South Korea has already begun work to renovate a heliport on its easternmost islets of Dokdo in an effort to reinforce the country's sovereignty over the territory amid Japan's continued attempts to lay claims to the islets, officials said Thursday.

"It is difficult to make a public announcement on this, given the issue's sensitivity, but the heliport repair work has already been launched and is quietly under way," a government source said. "This measure is to strengthen our effective control in response to Japan's bolstering of territorial claims over Dokdo."

The construction began in mid-March, and is scheduled to be completed in May, according to an official at the National Police Agency in charge of the project.

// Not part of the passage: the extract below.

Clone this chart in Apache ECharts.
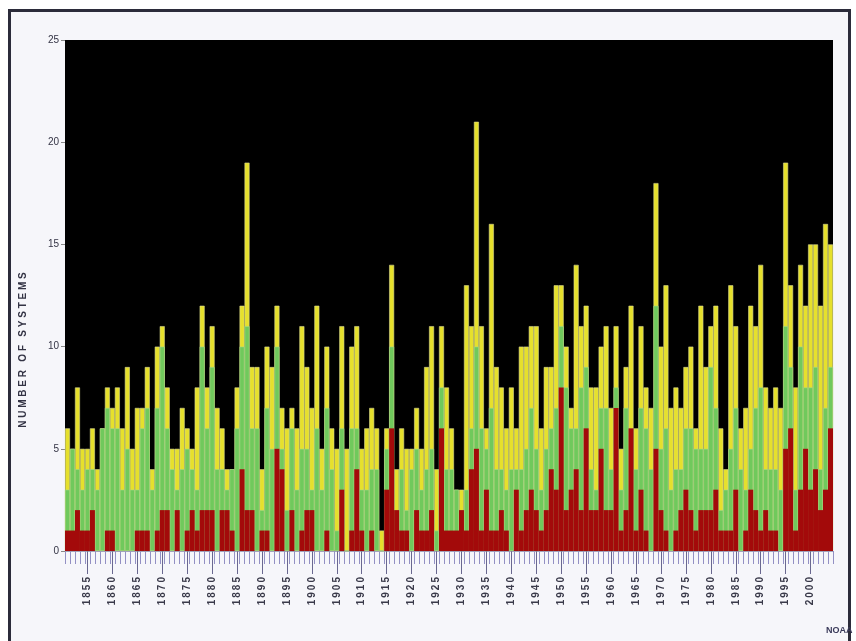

The project had been delayed due to bad weather, he said.

Further details were not available, such as when the project began and when it will be completed.

The 20-by-20-meter heliport was completed in 1981 after two years of construction. The government had set aside a budget for its renovation after safety checks had shown that the aged facility needs to be fully repaired.

In other efforts to enhance Seoul's control of the islets, the government plans to speed up the construction of a residential facility on Dokdo to complete it by May while establishing a maritime science base in waters about 1 kilometer northwest of Dokdo.

Japan's claims over Dokdo have long been a thorn in relations between Seoul and Tokyo.

South Korea rejects the claims as nonsense because the country regained independence from Japan's 35-year colonial rule in 1945 and reclaimed sovereignty over its territory, including Dokdo and many other islands around the Korean Peninsula.

Since 1954, South Korea has stationed a small police detachment on Dokdo.

On Wednesday, Tokyo renewed the territorial claims as it authorized a dozen middle school textbooks portraying Dokdo as Japanese territory. The approval was a bolstering of the territorial claims compared with the previous version of the texts.

In particular, the number of textbooks claiming South Korea is "illegally occupying" Dokdo rose from one to four.

South Korea strongly protested the move and urged Japan to scrap the decision. Foreign Minister Kim Sung-hwan called in Japanese Ambassador Masatoshi Muto and lodged protests while Seoul's ambassador to Tokyo made a protest visit to Japan's Foreign Minister Takeaki Matsumoto.

Japanese school textbooks laying claims to Dokdo or glorifying the country's wartime past have long been one of the sticking issues that have frayed ties between the two countries as resentment over Japan's colonial rule of Korea still runs deep here.

The latest Japanese claims, however, could be even more frustrating to South Koreans as they came at a time when Koreans have been pouring out sympathy and support for the former colonial ruler suffering from a devastating earthquake and tsunami earlier this month.

But South Korea says the humanitarian assistance is a different matter from the textbook issue.